Data provided:

* * * * * * *

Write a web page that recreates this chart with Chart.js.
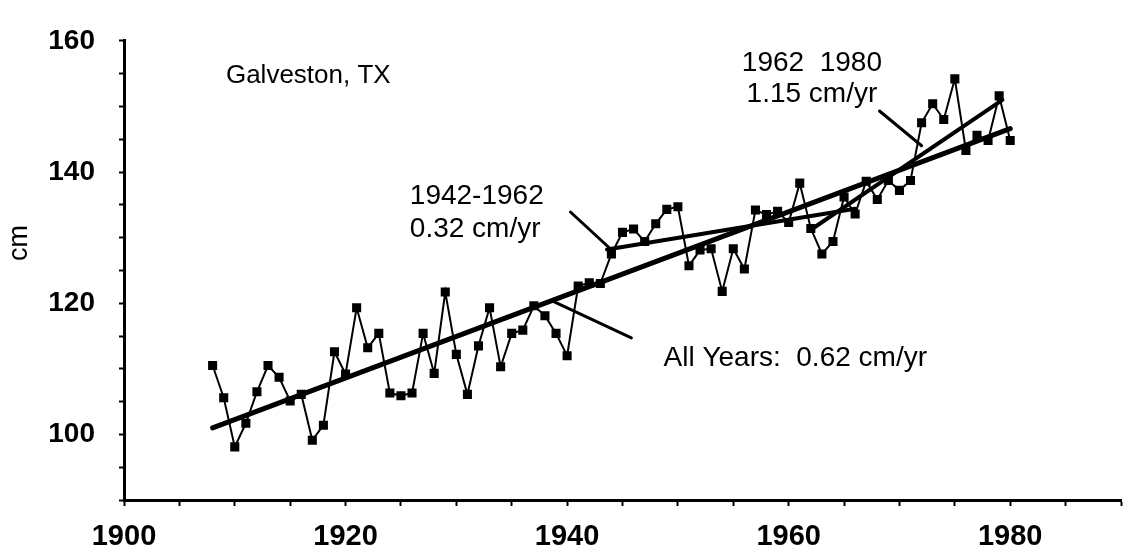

* * * * * * *

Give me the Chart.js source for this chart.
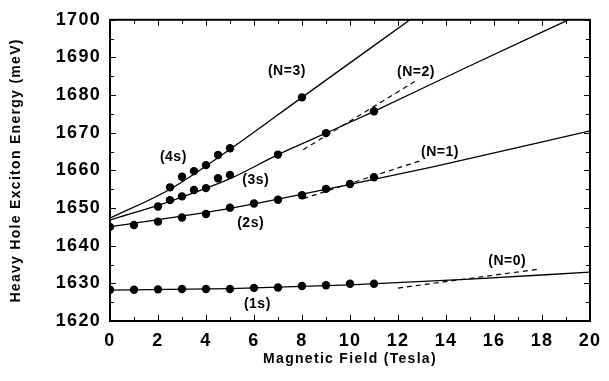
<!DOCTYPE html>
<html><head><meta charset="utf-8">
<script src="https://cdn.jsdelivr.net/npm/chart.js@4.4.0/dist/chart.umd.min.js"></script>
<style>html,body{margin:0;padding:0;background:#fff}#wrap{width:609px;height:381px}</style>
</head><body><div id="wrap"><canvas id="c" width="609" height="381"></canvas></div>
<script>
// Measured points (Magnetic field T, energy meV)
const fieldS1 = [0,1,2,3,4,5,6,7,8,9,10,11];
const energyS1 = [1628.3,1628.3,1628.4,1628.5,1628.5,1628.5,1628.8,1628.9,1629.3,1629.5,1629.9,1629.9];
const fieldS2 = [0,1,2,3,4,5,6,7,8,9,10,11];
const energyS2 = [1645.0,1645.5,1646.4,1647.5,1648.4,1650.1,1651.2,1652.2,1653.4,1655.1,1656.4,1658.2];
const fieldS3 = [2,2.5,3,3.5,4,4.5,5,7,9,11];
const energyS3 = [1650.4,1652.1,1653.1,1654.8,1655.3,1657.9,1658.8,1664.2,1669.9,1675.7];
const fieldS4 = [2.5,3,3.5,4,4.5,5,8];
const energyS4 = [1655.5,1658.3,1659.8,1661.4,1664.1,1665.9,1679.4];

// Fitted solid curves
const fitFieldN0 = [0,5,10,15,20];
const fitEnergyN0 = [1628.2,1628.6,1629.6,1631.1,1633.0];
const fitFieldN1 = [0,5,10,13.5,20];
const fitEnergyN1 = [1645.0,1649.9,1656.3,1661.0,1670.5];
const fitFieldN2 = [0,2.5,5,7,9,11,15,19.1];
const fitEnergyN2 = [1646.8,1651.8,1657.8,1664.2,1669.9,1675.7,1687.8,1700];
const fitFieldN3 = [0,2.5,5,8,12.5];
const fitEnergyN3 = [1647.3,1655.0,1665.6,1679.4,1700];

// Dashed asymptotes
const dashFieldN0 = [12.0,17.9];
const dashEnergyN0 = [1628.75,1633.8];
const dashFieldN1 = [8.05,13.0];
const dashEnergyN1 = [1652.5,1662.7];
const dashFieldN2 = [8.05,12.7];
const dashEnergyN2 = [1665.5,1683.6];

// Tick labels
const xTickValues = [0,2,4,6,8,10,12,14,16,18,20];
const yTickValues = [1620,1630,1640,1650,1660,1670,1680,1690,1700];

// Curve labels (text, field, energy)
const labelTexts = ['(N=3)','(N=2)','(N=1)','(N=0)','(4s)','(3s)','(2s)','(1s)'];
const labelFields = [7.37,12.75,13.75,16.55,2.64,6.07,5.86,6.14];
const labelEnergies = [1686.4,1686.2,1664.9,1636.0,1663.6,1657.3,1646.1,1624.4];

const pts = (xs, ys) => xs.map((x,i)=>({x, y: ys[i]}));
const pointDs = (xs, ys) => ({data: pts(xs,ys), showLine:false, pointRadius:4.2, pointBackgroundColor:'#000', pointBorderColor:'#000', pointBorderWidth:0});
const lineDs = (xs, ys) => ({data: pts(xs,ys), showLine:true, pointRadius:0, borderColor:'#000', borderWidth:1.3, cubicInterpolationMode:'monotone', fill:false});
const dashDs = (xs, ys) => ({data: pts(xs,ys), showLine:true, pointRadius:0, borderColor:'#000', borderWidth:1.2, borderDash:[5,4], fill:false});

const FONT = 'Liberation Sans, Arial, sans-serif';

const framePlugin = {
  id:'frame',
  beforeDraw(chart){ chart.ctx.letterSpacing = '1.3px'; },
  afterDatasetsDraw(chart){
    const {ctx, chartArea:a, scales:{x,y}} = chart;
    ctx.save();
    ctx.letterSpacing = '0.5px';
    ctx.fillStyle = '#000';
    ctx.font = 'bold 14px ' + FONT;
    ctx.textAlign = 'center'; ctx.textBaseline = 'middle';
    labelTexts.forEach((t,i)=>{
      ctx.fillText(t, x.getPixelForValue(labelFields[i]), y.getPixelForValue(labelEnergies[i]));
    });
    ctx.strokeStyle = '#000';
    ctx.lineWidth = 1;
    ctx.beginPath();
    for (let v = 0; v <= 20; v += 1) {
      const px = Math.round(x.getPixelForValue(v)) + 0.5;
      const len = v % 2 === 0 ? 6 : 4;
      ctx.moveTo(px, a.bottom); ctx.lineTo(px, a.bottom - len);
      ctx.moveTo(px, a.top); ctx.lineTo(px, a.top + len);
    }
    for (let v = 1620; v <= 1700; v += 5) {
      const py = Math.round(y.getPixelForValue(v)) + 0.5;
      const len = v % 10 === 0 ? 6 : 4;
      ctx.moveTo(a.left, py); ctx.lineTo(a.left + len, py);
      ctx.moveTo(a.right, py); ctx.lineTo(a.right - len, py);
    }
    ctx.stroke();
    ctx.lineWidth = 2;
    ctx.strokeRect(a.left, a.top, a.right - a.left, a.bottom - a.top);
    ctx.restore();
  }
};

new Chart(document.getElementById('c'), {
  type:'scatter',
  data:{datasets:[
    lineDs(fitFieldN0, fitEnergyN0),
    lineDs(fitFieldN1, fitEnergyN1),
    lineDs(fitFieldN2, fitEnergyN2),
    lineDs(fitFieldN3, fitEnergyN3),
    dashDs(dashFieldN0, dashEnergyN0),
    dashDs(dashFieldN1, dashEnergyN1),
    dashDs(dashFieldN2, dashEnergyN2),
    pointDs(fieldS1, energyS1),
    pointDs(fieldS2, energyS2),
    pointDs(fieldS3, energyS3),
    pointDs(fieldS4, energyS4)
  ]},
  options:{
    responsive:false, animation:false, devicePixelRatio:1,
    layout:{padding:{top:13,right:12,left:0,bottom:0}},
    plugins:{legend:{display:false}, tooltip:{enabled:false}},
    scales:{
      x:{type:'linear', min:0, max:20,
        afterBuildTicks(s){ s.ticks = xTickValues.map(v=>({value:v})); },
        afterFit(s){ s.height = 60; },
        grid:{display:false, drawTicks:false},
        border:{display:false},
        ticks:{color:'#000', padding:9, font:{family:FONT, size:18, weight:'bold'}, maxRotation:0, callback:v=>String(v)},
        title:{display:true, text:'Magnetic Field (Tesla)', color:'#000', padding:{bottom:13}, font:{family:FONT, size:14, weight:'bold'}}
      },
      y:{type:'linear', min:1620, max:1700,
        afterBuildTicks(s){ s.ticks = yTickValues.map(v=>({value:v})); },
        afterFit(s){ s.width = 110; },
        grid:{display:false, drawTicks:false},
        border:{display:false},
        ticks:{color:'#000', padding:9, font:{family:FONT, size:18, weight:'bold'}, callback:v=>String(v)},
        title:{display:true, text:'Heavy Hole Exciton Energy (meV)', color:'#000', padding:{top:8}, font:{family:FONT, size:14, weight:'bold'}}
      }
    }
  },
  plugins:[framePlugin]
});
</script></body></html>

* * * * * * *

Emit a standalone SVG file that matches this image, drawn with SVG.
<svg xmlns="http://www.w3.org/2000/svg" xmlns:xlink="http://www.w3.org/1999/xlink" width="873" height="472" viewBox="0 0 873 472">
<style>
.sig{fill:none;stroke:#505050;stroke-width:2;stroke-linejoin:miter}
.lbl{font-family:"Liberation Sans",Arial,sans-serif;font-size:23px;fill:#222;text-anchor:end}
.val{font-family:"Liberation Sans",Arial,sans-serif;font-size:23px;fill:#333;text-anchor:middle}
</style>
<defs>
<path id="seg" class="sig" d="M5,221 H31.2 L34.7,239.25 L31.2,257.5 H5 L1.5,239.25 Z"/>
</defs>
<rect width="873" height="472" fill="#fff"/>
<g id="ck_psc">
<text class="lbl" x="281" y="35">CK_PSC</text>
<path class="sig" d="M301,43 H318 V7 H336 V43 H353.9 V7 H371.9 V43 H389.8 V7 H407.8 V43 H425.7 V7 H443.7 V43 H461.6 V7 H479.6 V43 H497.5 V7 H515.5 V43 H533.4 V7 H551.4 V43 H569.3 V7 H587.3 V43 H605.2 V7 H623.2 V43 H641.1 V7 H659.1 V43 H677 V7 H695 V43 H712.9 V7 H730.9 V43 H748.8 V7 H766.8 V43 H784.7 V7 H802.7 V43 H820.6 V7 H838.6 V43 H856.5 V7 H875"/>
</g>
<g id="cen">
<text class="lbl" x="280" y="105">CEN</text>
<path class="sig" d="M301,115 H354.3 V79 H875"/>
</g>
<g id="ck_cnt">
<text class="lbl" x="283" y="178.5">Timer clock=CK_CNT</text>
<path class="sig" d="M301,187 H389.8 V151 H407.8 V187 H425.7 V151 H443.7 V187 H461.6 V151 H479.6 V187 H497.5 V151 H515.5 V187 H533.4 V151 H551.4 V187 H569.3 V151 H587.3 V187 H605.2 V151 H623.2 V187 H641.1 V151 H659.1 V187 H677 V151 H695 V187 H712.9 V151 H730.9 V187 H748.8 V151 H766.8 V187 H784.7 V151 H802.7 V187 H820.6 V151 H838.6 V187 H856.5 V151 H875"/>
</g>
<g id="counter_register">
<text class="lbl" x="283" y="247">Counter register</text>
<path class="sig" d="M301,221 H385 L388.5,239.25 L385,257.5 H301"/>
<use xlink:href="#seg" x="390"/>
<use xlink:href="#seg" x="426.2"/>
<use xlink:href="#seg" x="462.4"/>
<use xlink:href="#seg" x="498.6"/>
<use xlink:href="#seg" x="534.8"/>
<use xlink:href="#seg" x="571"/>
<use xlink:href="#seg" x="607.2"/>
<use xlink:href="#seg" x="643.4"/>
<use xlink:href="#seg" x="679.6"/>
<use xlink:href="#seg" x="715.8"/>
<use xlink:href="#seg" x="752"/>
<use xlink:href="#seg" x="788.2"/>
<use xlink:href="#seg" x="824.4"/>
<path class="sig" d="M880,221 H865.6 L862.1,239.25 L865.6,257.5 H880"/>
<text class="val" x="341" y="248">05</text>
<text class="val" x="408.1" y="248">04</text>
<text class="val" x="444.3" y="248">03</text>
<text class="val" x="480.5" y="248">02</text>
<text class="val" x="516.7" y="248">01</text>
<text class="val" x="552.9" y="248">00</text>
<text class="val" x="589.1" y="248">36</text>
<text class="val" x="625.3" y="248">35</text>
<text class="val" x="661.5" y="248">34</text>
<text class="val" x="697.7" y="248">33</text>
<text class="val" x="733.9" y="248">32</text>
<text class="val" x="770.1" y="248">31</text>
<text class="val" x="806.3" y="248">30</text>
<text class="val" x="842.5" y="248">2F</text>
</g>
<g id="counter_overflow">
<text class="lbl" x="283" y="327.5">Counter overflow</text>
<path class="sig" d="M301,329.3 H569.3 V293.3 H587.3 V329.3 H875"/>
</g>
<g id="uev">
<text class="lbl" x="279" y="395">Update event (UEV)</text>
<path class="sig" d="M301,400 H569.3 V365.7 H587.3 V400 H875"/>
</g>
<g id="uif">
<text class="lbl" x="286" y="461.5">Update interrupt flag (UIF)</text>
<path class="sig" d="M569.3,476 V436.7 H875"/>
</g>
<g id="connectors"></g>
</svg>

* * * * * * *

What is needed:
Extract from the material all lines containing the string "this".

Exercise solution:
Write a web page that recreates this chart with Chart.js.
Give me the Chart.js source for this chart.
Emit a standalone SVG file that matches this image, drawn with SVG.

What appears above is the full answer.